The dataset is based on the DCASE 2020 acoustic scene classification challenge (link), using the TAU Urban Acoustic Scenes 2020 Mobile datasets.
Of the 10 available scene classes, 4 are used: "airport", "street_traffic", "bus", "park"
Of the 9 real / simulated recoding devices, 1 real device is used: "a"
Audio samples are sliced into 1 second samples. The audio may be resampled to a different frequency as a pre-processing step, which is not included in inference measurement.
The train/test split is 41360/16240 samples.
A NeuroBenchDataset (PyTorch) compliant dataset file and data download script are available in the ASC sub-directory of this repo.
A download script for the data is also available here: https://github.com/NeuroBench/system_benchmarks/blob/audio_scene_classification/utils/download_dcase_dataset.py
This code is expected to be used as the front-end data generator for all submissions. The data may be reformatted into a different framework than PyTorch, this is not included in inference measurement.
After training a model using the training and validation set, the submitter will report test set accuracy, as well as execution time and energy per inference on the system. The test split should not be used to train or tune the model, only the train split. Submitters may define their own validation split or perform cross-validation using the train samples.
Audio samples will be processed in batch-size 1, in which one sample is processed at a time and the next sample is not processed until the previous one is finished.
The general compute flow consists of three steps: pre-processing, inference, and classification.
One inference is defined as the processing of one second of audio data. Inference is separate from classification because systems are often intended to process samples as sequences over time, rather than all at once, and the classification may be available before the whole data sequence is seen. Classification thus does not need to be included in the benchmark measurement.
Pre-processing in general can be defined as feature extraction or the conversion of raw audio data into a format that is suitable for inference. Execution time and energy of pre-processing must be included in benchmark measurement, and will be reported separately from inference.
In certain systems, e.g. Synsense Xylo, pre-processing blocks use analog hardware on-chip to directly convert real-time analog microphone output to digital spikes for inference. In order to operate inference from a digitally-encoded dataset, this pre-processing must be simulated and the spikes are sent through a side-channel directly to the inference block. For such cases, the reported pre-processing measurements will be for the analog hardware running in real-time on the dataset audio played over speakers into the device microphone.

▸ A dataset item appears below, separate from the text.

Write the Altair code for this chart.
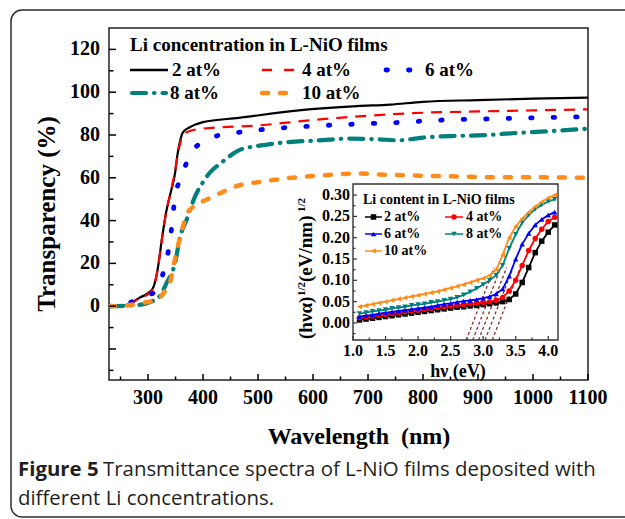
import altair as alt
import pandas as pd

SERIF = "Liberation Serif"
SANS = "Open Sans"

# ---------------- data: main transmittance spectra ----------------
labels = ["2 at%", "4 at%", "6 at%", "8 at%", "10 at%"]
colors = ["#000000", "#ff0000", "#0000ff", "#00807b", "#ff8c1a"]

wl_2 = [229, 250, 265, 285, 302, 310, 318, 325, 333, 342, 349, 353, 358, 364, 375, 400, 465, 574, 680, 740, 800, 900, 1000, 1100]
tr_2 = [0, 0, 1, 4, 6.5, 9, 18, 31, 44, 54, 62, 70, 77, 81.5, 83.5, 86, 88, 91.5, 93.5, 94.2, 95.5, 96.3, 97, 97.5]

wl_4 = [229, 250, 265, 285, 302, 310, 318, 325, 333, 342, 349, 355, 362, 372, 400, 502, 600, 700, 800, 900, 1000, 1100]
tr_4 = [0, 0, 1, 3.8, 6, 9, 18, 31, 44, 54, 63, 72, 79, 81.5, 83, 84.5, 87, 89, 90.4, 91, 91.5, 92]

wl_6 = [229, 255, 270, 285, 300, 315, 330, 339, 344, 349, 362, 376, 395, 418, 458, 502, 585, 669, 751, 835, 918, 1002, 1100]
tr_6 = [0, 0.3, 2, 3.5, 5, 7.5, 18, 29, 39, 51, 61, 71, 76, 79, 81, 82.4, 84, 85, 85.8, 87, 87.5, 88, 88.6]

wl_8 = [229, 280, 305, 322, 334, 349, 358, 371, 385, 400, 411, 433, 465, 502, 553, 611, 662, 718, 755, 800, 850, 900, 973, 1045, 1100]
tr_8 = [0, 0.5, 2, 5, 11, 20, 32, 41, 51, 58, 62, 67, 72.8, 75, 76.6, 77.5, 78.3, 78, 77.5, 78.8, 79.5, 79.8, 81, 82, 83]

wl_10 = [229, 260, 285, 316, 332, 340, 349, 360, 371, 385, 408, 433, 465, 502, 553, 611, 684, 718, 792, 864, 936, 1009, 1100]
tr_10 = [0, 0.3, 1.4, 3, 7.5, 11, 22, 34, 43, 47, 50, 53, 56.4, 58, 59.8, 61, 62, 61.6, 61, 60.6, 60.2, 60.2, 60]

main_wl = [wl_2, wl_4, wl_6, wl_8, wl_10]
main_tr = [tr_2, tr_4, tr_6, tr_8, tr_10]

x_ticks_major = list(range(300, 1101, 100))
x_tick_text = [str(v) for v in x_ticks_major]
x_ticks_minor = list(range(250, 1051, 100))
y_ticks_major = list(range(-20, 121, 20))
y_ticks_minor = list(range(-30, 111, 20))
y_tick_labels = list(range(0, 121, 20))
y_tick_text = [str(v) for v in y_tick_labels]

# ---------------- data: inset Tauc plot ----------------
ev = [1.1, 1.2, 1.3, 1.4, 1.5, 1.6, 1.7, 1.8, 1.9, 2.0, 2.1, 2.2, 2.3, 2.4, 2.5, 2.6,
      2.7, 2.8, 2.9, 3.0, 3.1, 3.2, 3.3, 3.4, 3.5, 3.6, 3.7, 3.8, 3.9, 4.0, 4.1]
a_2 = [0.007, 0.009, 0.011, 0.013, 0.015, 0.017, 0.019, 0.021, 0.023, 0.025, 0.027, 0.029, 0.031, 0.033, 0.035, 0.037,
       0.038, 0.040, 0.041, 0.043, 0.045, 0.047, 0.050, 0.055, 0.068, 0.095, 0.130, 0.165, 0.192, 0.213, 0.230]
a_4 = [0.012, 0.014, 0.016, 0.018, 0.020, 0.022, 0.024, 0.026, 0.028, 0.030, 0.032, 0.034, 0.036, 0.038, 0.040, 0.042,
       0.043, 0.045, 0.046, 0.048, 0.050, 0.053, 0.060, 0.075, 0.100, 0.135, 0.170, 0.198, 0.220, 0.238, 0.248]
a_6 = [0.015, 0.017, 0.019, 0.022, 0.024, 0.026, 0.028, 0.030, 0.032, 0.034, 0.036, 0.038, 0.041, 0.044, 0.046, 0.049,
       0.051, 0.053, 0.055, 0.058, 0.062, 0.068, 0.080, 0.110, 0.150, 0.185, 0.210, 0.230, 0.243, 0.253, 0.260]
a_8 = [0.022, 0.024, 0.027, 0.029, 0.031, 0.034, 0.036, 0.038, 0.041, 0.043, 0.045, 0.048, 0.050, 0.053, 0.056, 0.060,
       0.066, 0.073, 0.081, 0.090, 0.100, 0.112, 0.135, 0.175, 0.208, 0.235, 0.253, 0.267, 0.277, 0.285, 0.290]
a_10 = [0.038, 0.041, 0.044, 0.047, 0.050, 0.053, 0.056, 0.059, 0.062, 0.065, 0.068, 0.071, 0.074, 0.078, 0.082, 0.086,
        0.090, 0.095, 0.100, 0.105, 0.112, 0.125, 0.160, 0.200, 0.226, 0.245, 0.260, 0.273, 0.284, 0.293, 0.300]
inset_a = [a_2, a_4, a_6, a_8, a_10]
inset_shapes = ["square", "circle", "triangle-up", "triangle-down", "triangle-left"]

# extrapolated tangent lines (bottom point, upper point) for 10, 8, 6, 4, 2 at%
tan_ev0 = [2.74, 2.84, 2.93, 3.03, 3.14]
tan_ev1 = [3.17, 3.27, 3.36, 3.46, 3.57]
tan_a0 = -0.04
tan_a1 = 0.13

inset_x_labels = [1.0, 1.5, 2.0, 2.5, 3.0, 3.5, 4.0]
inset_x_text = ["1.0", "1.5", "2.0", "2.5", "3.0", "3.5", "4.0"]
inset_x_minor = [1.25, 1.75, 2.25, 2.75, 3.25, 3.75]
inset_y_labels = [0.0, 0.05, 0.10, 0.15, 0.20, 0.25, 0.30]
inset_y_text = ["0.00", "0.05", "0.10", "0.15", "0.20", "0.25", "0.30"]
inset_y_minor = [-0.025, 0.025, 0.075, 0.125, 0.175, 0.225, 0.275]

# ---------------- geometry ----------------
W, H = 479, 352
PAD = {"left": 109, "top": 28, "right": 37, "bottom": 139}

x_main = alt.Scale(domain=[229, 1100], nice=False, zero=False)
y_main = alt.Scale(domain=[-34.5, 130], nice=False, zero=False)

IX0, IX1, IY0, IY1 = 244, 449, 156, 312  # inset frame in plot coords
x_in = alt.Scale(domain=[1.0, 4.15], range=[IX0, IX1], nice=False, zero=False)
y_in = alt.Scale(domain=[-0.04, 0.326], range=[IY1, IY0], nice=False, zero=False)

one = pd.DataFrame({"k": [0]})


def txt(s, x, y, size, weight="bold", font=SERIF, align="left", baseline="middle", angle=0, color="black"):
    kw = dict(text=s, font=font, fontSize=size, fontWeight=weight, align=align, baseline=baseline, color=color)
    if angle:
        kw["angle"] = angle
    return alt.Chart(one).mark_text(**kw).encode(x=alt.value(x), y=alt.value(y))


def seg(x1, x2, y, color, **kw):
    return alt.Chart(one).mark_rule(color=color, **kw).encode(x=alt.value(x1), x2=alt.value(x2), y=alt.value(y))


styles = [
    dict(strokeWidth=2.2, strokeCap="butt"),
    dict(strokeWidth=2.2, strokeDash=[11, 8], strokeCap="butt"),
    dict(strokeWidth=4.8, strokeDash=[1.5, 21], strokeCap="round"),
    dict(strokeWidth=4.2, strokeDash=[14, 8, 0.5, 8], strokeCap="round"),
    dict(strokeWidth=4.5, strokeDash=[6, 12], strokeCap="round"),
]

main_layers = []
for i in range(5):
    df = pd.DataFrame({"wl": main_wl[i], "t": main_tr[i]})
    main_layers.append(
        alt.Chart(df).mark_line(color=colors[i], interpolate="monotone", clip=True, **styles[i]).encode(
            x=alt.X("wl:Q", scale=x_main, axis=None),
            y=alt.Y("t:Q", scale=y_main, axis=None),
        )
    )

# inward ticks of main axes
for vals, ln in [(x_ticks_major, 6), (x_ticks_minor, 3.5)]:
    main_layers.append(
        alt.Chart(pd.DataFrame({"wl": vals})).mark_rule(color="black", strokeWidth=1.5).encode(
            x=alt.X("wl:Q", scale=x_main, axis=None), y=alt.value(H), y2=alt.value(H - ln)))
for vals, ln in [(y_ticks_major, 7), (y_ticks_minor, 4.5)]:
    main_layers.append(
        alt.Chart(pd.DataFrame({"t": vals})).mark_rule(color="black", strokeWidth=1.5).encode(
            y=alt.Y("t:Q", scale=y_main, axis=None), x=alt.value(0), x2=alt.value(ln)))

# tick labels of main axes
main_layers.append(
    alt.Chart(pd.DataFrame({"wl": x_ticks_major, "lab": x_tick_text})).mark_text(
        font=SERIF, fontSize=20, fontWeight="bold", color="black", baseline="middle", align="center").encode(
        x=alt.X("wl:Q", scale=x_main, axis=None), y=alt.value(H + 18), text="lab:N"))
main_layers.append(
    alt.Chart(pd.DataFrame({"t": y_tick_labels, "lab": y_tick_text})).mark_text(
        font=SERIF, fontSize=20, fontWeight="bold", color="black", baseline="middle", align="right").encode(
        y=alt.Y("t:Q", scale=y_main, axis=None), x=alt.value(-9), text="lab:N"))

main_group = alt.layer(*main_layers)

# ---------------- inset ----------------
inset_layers = []
inset_layers.append(
    alt.Chart(one).mark_rect(fill="white", stroke="#333333", strokeWidth=1.4).encode(
        x=alt.value(IX0), x2=alt.value(IX1), y=alt.value(IY0), y2=alt.value(IY1)))

tan_rows = []
for j in range(5):
    tan_rows.append({"ev": tan_ev0[j], "a": tan_a0, "g": j})
    tan_rows.append({"ev": tan_ev1[j], "a": tan_a1, "g": j})
inset_layers.append(
    alt.Chart(pd.DataFrame(tan_rows)).mark_line(color="#8b2b2b", strokeDash=[3, 2.5], strokeWidth=1.3).encode(
        x=alt.X("ev:Q", scale=x_in, axis=None),
        y=alt.Y("a:Q", scale=y_in, axis=None),
        detail="g:N"))

for i in range(5):
    df = pd.DataFrame({"ev": ev, "a": inset_a[i]})
    base = alt.Chart(df).encode(x=alt.X("ev:Q", scale=x_in, axis=None), y=alt.Y("a:Q", scale=y_in, axis=None))
    inset_layers.append(base.mark_line(color=colors[i], strokeWidth=1.8))
    inset_layers.append(base.mark_point(shape=inset_shapes[i], filled=True, size=30, opacity=1, color=colors[i]))

for vals, ln in [(inset_x_labels, 4), (inset_x_minor, 2.5)]:
    inset_layers.append(
        alt.Chart(pd.DataFrame({"ev": vals})).mark_rule(color="#333333", strokeWidth=1.2).encode(
            x=alt.X("ev:Q", scale=x_in, axis=None), y=alt.value(IY1), y2=alt.value(IY1 - ln)))
for vals, ln in [(inset_y_labels, 4), (inset_y_minor, 2.5)]:
    inset_layers.append(
        alt.Chart(pd.DataFrame({"a": vals})).mark_rule(color="#333333", strokeWidth=1.2).encode(
            y=alt.Y("a:Q", scale=y_in, axis=None), x=alt.value(IX0), x2=alt.value(IX0 + ln)))

inset_layers.append(
    alt.Chart(pd.DataFrame({"ev": inset_x_labels, "lab": inset_x_text})).mark_text(
        font=SERIF, fontSize=16, fontWeight="bold", color="black", baseline="middle", align="center").encode(
        x=alt.X("ev:Q", scale=x_in, axis=None), y=alt.value(IY1 + 11), text="lab:N"))
inset_layers.append(
    alt.Chart(pd.DataFrame({"a": inset_y_labels, "lab": inset_y_text})).mark_text(
        font=SERIF, fontSize=16, fontWeight="bold", color="black", baseline="middle", align="right").encode(
        y=alt.Y("a:Q", scale=y_in, axis=None), x=alt.value(IX0 - 3), text="lab:N"))

inset_group = alt.layer(*inset_layers)

# ---------------- decorations: legends, titles, caption, frame ----------------
deco = []

# outer rounded frame
deco.append(alt.Chart(one).mark_rect(fill="white", fillOpacity=0, stroke="#2b2b2b", strokeWidth=1.5,
                                     cornerRadius=11).encode(
    x=alt.value(-98), x2=alt.value(540), y=alt.value(-18), y2=alt.value(489)))

# axis titles
deco.append(txt("Wavelength \u00a0(nm)", 250, 409, 24, align="center"))
deco.append(txt("Transparency (%)", -62, 186, 25, align="center", angle=270))
deco.append(txt("h\u03bd (eV)", 349, 344, 18, align="center"))

# main legend
deco.append(txt("Li concentration in L-NiO films", 21, 17, 19))
leg_main = [
    (21, 59, 42, 63, dict(strokeWidth=2.5)),
    (153, 185, 42, 193, dict(strokeWidth=2.5, strokeDash=[10, 12])),
    (277, 302, 42, 316, dict(strokeWidth=4.8, strokeDash=[1.5, 21], strokeCap="round")),
    (23, 57, 65, 61, dict(strokeWidth=4.2, strokeDash=[14, 8, 0.5, 8], strokeCap="round")),
    (153, 178, 65, 193, dict(strokeWidth=4.5, strokeDash=[6, 12], strokeCap="round")),
]
for i, (a, b, y, tx, kw) in enumerate(leg_main):
    deco.append(seg(a, b, y, colors[i], **kw))
    deco.append(txt(labels[i], tx, y, 19))

# inset legend
deco.append(txt("Li content in L-NiO films", 254, 172, 14))
leg_in = [(256, 273, 189, 275), (336, 354, 189, 357), (256, 273, 206, 275), (336, 354, 206, 357), (256, 273, 223, 275)]
for i, (a, b, y, tx) in enumerate(leg_in):
    deco.append(seg(a, b, y, colors[i], strokeWidth=1.5))
    deco.append(alt.Chart(one).mark_point(shape=inset_shapes[i], filled=True, size=30, opacity=1,
                                          color=colors[i]).encode(x=alt.value((a + b) / 2), y=alt.value(y)))
    deco.append(txt(labels[i], tx, y, 14))

# inset y title (rotated, with superscripts)
deco.append(txt("(h\u03bd\u03b1)", 203, 311, 19, baseline="alphabetic", angle=270))
deco.append(txt("1/2", 196, 268, 11, baseline="alphabetic", angle=270))
deco.append(txt(" (eV/nm)", 203, 254, 19, baseline="alphabetic", angle=270))
deco.append(txt("1/2", 196, 184, 11, baseline="alphabetic", angle=270))

# caption
deco.append(txt("Figure 5", -91, 448, 20.4, weight="bold", font=SANS, baseline="alphabetic", color="#231f20"))
deco.append(txt("Transmittance spectra of L-NiO films deposited with", -6, 448, 20.4, weight="normal",
                font=SANS, baseline="alphabetic", color="#231f20"))
deco.append(txt("different Li concentrations.", -91, 477, 20.4, weight="normal", font=SANS,
                baseline="alphabetic", color="#231f20"))

chart = alt.layer(main_group, inset_group, *deco).resolve_scale(
    x="independent", y="independent"
).properties(
    width=W, height=H, padding=PAD, autosize="none", background="white"
).configure_view(stroke="#222222", strokeWidth=1.5)

chart.save("out.html", embed_options={"renderer": "svg", "actions": False})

Accuracy of the predictions on the test set, measured from the system and not in any software simulation.
Execution time is the average time per pre-processing and inference. The final result should be averaged over all samples in the test set, and include standard error.
The time begins when data has been loaded into on-board or on-chip memory and is prepared to be processed. The time ends when the last timestep of the sequence has completed processing.

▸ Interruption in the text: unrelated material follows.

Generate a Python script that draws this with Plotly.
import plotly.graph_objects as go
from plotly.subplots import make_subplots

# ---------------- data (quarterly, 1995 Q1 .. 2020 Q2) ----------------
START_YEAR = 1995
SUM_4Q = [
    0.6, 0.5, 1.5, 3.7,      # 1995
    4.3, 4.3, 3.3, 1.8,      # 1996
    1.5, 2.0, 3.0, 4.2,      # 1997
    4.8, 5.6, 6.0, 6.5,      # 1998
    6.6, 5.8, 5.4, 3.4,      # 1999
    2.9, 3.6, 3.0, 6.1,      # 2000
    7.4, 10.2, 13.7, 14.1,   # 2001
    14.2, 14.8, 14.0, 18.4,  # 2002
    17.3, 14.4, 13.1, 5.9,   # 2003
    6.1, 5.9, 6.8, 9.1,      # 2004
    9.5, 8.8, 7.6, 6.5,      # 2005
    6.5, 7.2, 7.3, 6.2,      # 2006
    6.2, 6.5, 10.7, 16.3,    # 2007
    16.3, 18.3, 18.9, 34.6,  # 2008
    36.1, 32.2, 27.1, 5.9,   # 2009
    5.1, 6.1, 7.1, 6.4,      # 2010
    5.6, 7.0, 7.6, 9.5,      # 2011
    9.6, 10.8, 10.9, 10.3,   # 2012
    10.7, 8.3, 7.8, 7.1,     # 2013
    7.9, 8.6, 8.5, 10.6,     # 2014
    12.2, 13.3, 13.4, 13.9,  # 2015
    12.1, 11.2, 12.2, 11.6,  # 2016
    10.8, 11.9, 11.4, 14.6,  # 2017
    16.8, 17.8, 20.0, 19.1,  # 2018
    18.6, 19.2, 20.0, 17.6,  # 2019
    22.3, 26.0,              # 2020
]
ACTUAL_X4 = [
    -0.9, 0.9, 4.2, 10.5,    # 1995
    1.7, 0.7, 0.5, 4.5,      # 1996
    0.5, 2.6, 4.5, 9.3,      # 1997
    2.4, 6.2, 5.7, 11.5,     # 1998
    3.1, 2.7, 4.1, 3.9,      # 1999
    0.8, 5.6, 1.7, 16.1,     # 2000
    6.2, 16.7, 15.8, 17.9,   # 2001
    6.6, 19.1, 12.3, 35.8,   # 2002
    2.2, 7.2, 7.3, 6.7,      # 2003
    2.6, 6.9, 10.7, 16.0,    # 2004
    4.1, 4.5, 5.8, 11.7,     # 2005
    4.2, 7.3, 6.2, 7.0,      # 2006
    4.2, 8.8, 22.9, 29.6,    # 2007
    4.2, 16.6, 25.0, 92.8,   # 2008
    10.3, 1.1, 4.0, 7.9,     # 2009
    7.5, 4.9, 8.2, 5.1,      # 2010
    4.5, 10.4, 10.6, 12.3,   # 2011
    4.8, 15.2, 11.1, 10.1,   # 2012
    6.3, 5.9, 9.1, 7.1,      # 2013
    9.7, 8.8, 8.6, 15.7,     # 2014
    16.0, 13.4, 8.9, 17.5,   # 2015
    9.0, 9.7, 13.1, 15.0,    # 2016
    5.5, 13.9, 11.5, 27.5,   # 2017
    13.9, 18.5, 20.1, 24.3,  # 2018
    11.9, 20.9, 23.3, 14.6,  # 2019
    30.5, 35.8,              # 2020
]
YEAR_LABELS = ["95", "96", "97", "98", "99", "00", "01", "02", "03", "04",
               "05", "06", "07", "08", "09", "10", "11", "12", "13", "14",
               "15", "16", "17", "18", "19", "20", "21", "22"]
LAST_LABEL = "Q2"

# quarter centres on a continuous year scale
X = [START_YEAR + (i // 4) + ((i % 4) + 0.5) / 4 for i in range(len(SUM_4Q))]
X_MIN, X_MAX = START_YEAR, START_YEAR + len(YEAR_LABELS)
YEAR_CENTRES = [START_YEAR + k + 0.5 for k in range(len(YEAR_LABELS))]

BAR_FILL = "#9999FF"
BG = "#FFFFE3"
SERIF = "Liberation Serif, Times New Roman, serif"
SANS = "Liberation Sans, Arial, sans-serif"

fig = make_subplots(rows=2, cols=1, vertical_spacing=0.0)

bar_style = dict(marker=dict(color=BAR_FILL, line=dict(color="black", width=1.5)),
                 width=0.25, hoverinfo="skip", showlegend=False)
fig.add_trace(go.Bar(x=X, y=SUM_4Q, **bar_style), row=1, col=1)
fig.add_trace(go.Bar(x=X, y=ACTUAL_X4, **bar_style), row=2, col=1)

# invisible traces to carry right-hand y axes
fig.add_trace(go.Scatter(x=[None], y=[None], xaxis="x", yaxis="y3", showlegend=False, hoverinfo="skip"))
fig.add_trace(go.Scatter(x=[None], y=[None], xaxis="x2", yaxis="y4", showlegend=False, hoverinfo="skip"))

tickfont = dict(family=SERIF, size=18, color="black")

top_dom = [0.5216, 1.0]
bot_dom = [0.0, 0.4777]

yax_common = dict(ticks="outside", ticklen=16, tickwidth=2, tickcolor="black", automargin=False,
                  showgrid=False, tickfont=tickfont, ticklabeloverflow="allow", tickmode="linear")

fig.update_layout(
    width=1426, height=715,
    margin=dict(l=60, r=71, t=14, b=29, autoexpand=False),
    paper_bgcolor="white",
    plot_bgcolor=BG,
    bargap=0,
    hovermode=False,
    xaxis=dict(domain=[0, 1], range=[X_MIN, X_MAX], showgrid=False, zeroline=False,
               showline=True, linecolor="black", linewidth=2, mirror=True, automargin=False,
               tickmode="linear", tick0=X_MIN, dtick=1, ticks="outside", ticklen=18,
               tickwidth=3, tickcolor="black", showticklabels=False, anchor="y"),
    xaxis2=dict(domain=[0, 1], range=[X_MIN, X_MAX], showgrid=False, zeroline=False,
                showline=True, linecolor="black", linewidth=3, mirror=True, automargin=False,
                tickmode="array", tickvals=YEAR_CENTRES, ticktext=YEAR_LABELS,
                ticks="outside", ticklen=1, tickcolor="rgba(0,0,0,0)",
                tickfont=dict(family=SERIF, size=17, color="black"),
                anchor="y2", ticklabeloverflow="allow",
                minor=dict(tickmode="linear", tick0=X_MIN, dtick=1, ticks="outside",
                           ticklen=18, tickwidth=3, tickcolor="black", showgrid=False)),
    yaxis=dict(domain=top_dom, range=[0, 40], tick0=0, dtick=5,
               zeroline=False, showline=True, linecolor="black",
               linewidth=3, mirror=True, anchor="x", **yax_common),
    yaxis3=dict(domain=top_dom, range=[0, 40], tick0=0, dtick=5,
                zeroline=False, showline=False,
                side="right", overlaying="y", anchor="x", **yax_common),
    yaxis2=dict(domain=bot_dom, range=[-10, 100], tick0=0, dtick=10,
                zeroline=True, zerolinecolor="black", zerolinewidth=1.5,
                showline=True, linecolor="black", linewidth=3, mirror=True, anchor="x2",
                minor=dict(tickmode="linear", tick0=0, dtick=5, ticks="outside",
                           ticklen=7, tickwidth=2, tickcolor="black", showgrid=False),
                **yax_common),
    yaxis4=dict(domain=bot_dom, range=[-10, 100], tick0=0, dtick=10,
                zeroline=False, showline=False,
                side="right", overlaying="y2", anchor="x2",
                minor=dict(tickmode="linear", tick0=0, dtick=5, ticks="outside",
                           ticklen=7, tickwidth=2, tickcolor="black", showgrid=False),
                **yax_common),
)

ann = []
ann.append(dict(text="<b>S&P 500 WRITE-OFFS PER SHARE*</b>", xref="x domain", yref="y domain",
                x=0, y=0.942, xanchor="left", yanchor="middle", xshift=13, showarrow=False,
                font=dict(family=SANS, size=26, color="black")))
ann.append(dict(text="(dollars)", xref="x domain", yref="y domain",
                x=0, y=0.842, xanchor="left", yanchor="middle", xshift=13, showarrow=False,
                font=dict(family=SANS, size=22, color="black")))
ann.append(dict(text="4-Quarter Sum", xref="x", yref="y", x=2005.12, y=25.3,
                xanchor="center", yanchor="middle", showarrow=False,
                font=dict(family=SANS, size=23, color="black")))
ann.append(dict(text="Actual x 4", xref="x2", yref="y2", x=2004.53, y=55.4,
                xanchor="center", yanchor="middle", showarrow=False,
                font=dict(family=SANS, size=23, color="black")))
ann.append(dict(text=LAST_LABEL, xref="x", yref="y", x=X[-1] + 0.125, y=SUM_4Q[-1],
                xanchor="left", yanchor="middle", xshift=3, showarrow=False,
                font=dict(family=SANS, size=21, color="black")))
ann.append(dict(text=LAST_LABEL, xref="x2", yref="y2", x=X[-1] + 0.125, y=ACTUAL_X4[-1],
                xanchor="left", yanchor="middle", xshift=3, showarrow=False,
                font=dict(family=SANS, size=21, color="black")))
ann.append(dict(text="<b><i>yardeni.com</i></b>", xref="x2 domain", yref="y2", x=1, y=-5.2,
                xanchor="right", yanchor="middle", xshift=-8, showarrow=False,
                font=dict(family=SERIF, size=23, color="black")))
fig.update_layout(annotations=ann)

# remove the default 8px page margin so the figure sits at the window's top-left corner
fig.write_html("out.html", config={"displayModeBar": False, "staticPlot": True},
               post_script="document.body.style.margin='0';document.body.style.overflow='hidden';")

Idle power and active power should be reported, where idle power is power of the chip when it has been configured and it has prepared to begin processing. Note that this should not measure the device in a lower-power sleeping state. Active power is the average power consumed during processing. The difference between active power and idle power should be reported as dynamic power.
Power should be converted to energy by multiplying power by the averaged execution time. The power measurement should include all computational components and power domains which are active during the workload processing.
If applicable, power may be measured over longer data sequences (e.g. 5 seconds rather than 1 second), such that configuration costs are amortized over a longer period of processing. This should be done separately from accuracy and execution time experiments, and should be clearly detailed in the associated submission report.
Ultimately, as neuromorphic systems are not matured, a singular power measurement method cannot be applied to all submissions. It is the responsibility of the submitter to faithfully capture all active processing components for their system and fairly outline their methodology in the report. Official submissions are subject to potential audits during which an auditor will inspect the methodology and request additions or revisions to the results and report if necessary.